* BEGIN Material *

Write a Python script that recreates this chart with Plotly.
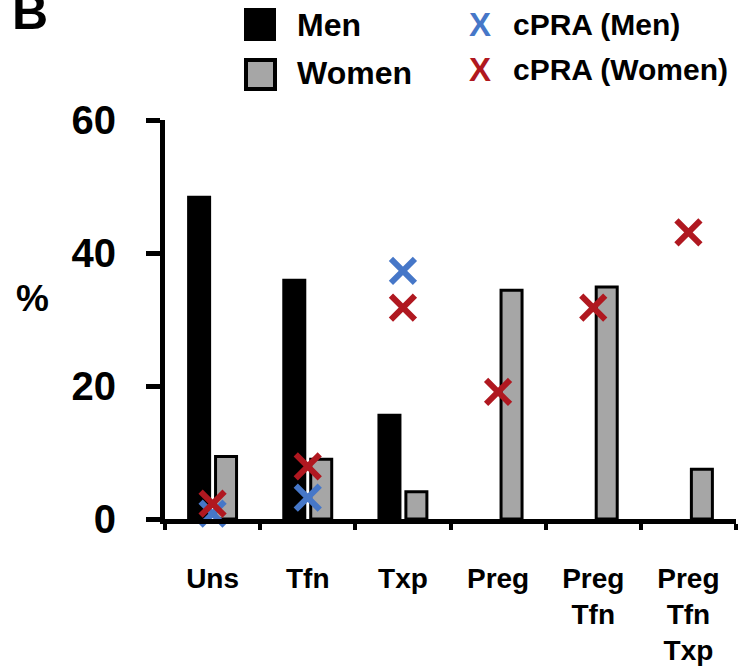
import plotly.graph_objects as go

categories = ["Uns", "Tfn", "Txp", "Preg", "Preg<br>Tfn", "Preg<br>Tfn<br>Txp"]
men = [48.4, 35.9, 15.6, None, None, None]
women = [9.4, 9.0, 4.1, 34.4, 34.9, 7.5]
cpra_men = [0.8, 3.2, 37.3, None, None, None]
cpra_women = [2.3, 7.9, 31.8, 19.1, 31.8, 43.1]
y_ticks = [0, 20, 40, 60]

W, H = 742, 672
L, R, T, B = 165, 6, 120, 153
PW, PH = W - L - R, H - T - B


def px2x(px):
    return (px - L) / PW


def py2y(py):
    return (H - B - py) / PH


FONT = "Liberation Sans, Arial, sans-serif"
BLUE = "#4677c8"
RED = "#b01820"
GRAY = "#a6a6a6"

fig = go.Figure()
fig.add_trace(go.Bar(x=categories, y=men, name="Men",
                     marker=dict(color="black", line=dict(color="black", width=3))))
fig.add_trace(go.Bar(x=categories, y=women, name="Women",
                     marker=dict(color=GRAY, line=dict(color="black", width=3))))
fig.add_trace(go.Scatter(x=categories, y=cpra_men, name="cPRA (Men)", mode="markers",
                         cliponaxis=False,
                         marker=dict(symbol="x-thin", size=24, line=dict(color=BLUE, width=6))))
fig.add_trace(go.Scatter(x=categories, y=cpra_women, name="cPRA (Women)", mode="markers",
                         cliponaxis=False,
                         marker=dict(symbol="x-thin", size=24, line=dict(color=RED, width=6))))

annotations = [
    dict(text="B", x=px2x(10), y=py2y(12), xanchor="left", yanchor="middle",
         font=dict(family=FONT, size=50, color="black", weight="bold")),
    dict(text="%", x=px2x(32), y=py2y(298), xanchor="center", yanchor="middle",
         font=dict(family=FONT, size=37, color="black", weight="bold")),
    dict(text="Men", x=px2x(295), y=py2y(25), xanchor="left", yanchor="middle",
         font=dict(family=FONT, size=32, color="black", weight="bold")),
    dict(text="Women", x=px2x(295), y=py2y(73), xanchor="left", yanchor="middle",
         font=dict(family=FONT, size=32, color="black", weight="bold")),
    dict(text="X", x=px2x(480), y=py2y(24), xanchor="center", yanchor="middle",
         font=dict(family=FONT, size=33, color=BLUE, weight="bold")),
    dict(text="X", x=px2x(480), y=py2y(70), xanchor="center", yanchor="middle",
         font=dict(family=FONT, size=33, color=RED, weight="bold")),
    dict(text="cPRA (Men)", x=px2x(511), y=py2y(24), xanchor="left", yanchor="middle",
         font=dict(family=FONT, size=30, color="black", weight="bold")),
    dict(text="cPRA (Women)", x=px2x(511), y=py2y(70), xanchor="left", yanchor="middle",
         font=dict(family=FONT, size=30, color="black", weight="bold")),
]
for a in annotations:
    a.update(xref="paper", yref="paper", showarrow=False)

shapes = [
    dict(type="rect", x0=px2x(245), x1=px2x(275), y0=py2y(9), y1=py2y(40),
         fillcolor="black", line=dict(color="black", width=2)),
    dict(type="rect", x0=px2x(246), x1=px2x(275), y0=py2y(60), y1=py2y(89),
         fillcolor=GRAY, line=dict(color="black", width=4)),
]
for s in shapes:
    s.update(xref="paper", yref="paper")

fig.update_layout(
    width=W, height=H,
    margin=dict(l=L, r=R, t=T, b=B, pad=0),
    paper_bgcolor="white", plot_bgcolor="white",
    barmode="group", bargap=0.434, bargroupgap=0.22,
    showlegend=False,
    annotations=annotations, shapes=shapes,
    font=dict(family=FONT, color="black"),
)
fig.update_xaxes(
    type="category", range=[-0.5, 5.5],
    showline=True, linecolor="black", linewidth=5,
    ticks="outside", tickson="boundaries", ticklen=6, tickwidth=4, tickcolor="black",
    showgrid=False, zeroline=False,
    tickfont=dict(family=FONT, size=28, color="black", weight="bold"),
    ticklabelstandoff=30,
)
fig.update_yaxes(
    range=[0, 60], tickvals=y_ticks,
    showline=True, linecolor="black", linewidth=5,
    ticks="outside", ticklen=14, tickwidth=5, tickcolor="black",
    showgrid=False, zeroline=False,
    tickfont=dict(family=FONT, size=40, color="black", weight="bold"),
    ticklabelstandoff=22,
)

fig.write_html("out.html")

* END Material *

Copy out every line of the material above exactly, skipping the pictures.

Write a Python script that recreates this chart with Plotly.
import plotly.graph_objects as go

categories = ["Uns", "Tfn", "Txp", "Preg", "Preg<br>Tfn", "Preg<br>Tfn<br>Txp"]
men = [48.4, 35.9, 15.6, None, None, None]
women = [9.4, 9.0, 4.1, 34.4, 34.9, 7.5]
cpra_men = [0.8, 3.2, 37.3, None, None, None]
cpra_women = [2.3, 7.9, 31.8, 19.1, 31.8, 43.1]
y_ticks = [0, 20, 40, 60]

W, H = 742, 672
L, R, T, B = 165, 6, 120, 153
PW, PH = W - L - R, H - T - B


def px2x(px):
    return (px - L) / PW


def py2y(py):
    return (H - B - py) / PH


FONT = "Liberation Sans, Arial, sans-serif"
BLUE = "#4677c8"
RED = "#b01820"
GRAY = "#a6a6a6"

fig = go.Figure()
fig.add_trace(go.Bar(x=categories, y=men, name="Men",
                     marker=dict(color="black", line=dict(color="black", width=3))))
fig.add_trace(go.Bar(x=categories, y=women, name="Women",
                     marker=dict(color=GRAY, line=dict(color="black", width=3))))
fig.add_trace(go.Scatter(x=categories, y=cpra_men, name="cPRA (Men)", mode="markers",
                         cliponaxis=False,
                         marker=dict(symbol="x-thin", size=24, line=dict(color=BLUE, width=6))))
fig.add_trace(go.Scatter(x=categories, y=cpra_women, name="cPRA (Women)", mode="markers",
                         cliponaxis=False,
                         marker=dict(symbol="x-thin", size=24, line=dict(color=RED, width=6))))

annotations = [
    dict(text="B", x=px2x(10), y=py2y(12), xanchor="left", yanchor="middle",
         font=dict(family=FONT, size=50, color="black", weight="bold")),
    dict(text="%", x=px2x(32), y=py2y(298), xanchor="center", yanchor="middle",
         font=dict(family=FONT, size=37, color="black", weight="bold")),
    dict(text="Men", x=px2x(295), y=py2y(25), xanchor="left", yanchor="middle",
         font=dict(family=FONT, size=32, color="black", weight="bold")),
    dict(text="Women", x=px2x(295), y=py2y(73), xanchor="left", yanchor="middle",
         font=dict(family=FONT, size=32, color="black", weight="bold")),
    dict(text="X", x=px2x(480), y=py2y(24), xanchor="center", yanchor="middle",
         font=dict(family=FONT, size=33, color=BLUE, weight="bold")),
    dict(text="X", x=px2x(480), y=py2y(70), xanchor="center", yanchor="middle",
         font=dict(family=FONT, size=33, color=RED, weight="bold")),
    dict(text="cPRA (Men)", x=px2x(511), y=py2y(24), xanchor="left", yanchor="middle",
         font=dict(family=FONT, size=30, color="black", weight="bold")),
    dict(text="cPRA (Women)", x=px2x(511), y=py2y(70), xanchor="left", yanchor="middle",
         font=dict(family=FONT, size=30, color="black", weight="bold")),
]
for a in annotations:
    a.update(xref="paper", yref="paper", showarrow=False)

shapes = [
    dict(type="rect", x0=px2x(245), x1=px2x(275), y0=py2y(9), y1=py2y(40),
         fillcolor="black", line=dict(color="black", width=2)),
    dict(type="rect", x0=px2x(246), x1=px2x(275), y0=py2y(60), y1=py2y(89),
         fillcolor=GRAY, line=dict(color="black", width=4)),
]
for s in shapes:
    s.update(xref="paper", yref="paper")

fig.update_layout(
    width=W, height=H,
    margin=dict(l=L, r=R, t=T, b=B, pad=0),
    paper_bgcolor="white", plot_bgcolor="white",
    barmode="group", bargap=0.434, bargroupgap=0.22,
    showlegend=False,
    annotations=annotations, shapes=shapes,
    font=dict(family=FONT, color="black"),
)
fig.update_xaxes(
    type="category", range=[-0.5, 5.5],
    showline=True, linecolor="black", linewidth=5,
    ticks="outside", tickson="boundaries", ticklen=6, tickwidth=4, tickcolor="black",
    showgrid=False, zeroline=False,
    tickfont=dict(family=FONT, size=28, color="black", weight="bold"),
    ticklabelstandoff=30,
)
fig.update_yaxes(
    range=[0, 60], tickvals=y_ticks,
    showline=True, linecolor="black", linewidth=5,
    ticks="outside", ticklen=14, tickwidth=5, tickcolor="black",
    showgrid=False, zeroline=False,
    tickfont=dict(family=FONT, size=40, color="black", weight="bold"),
    ticklabelstandoff=22,
)

fig.write_html("out.html")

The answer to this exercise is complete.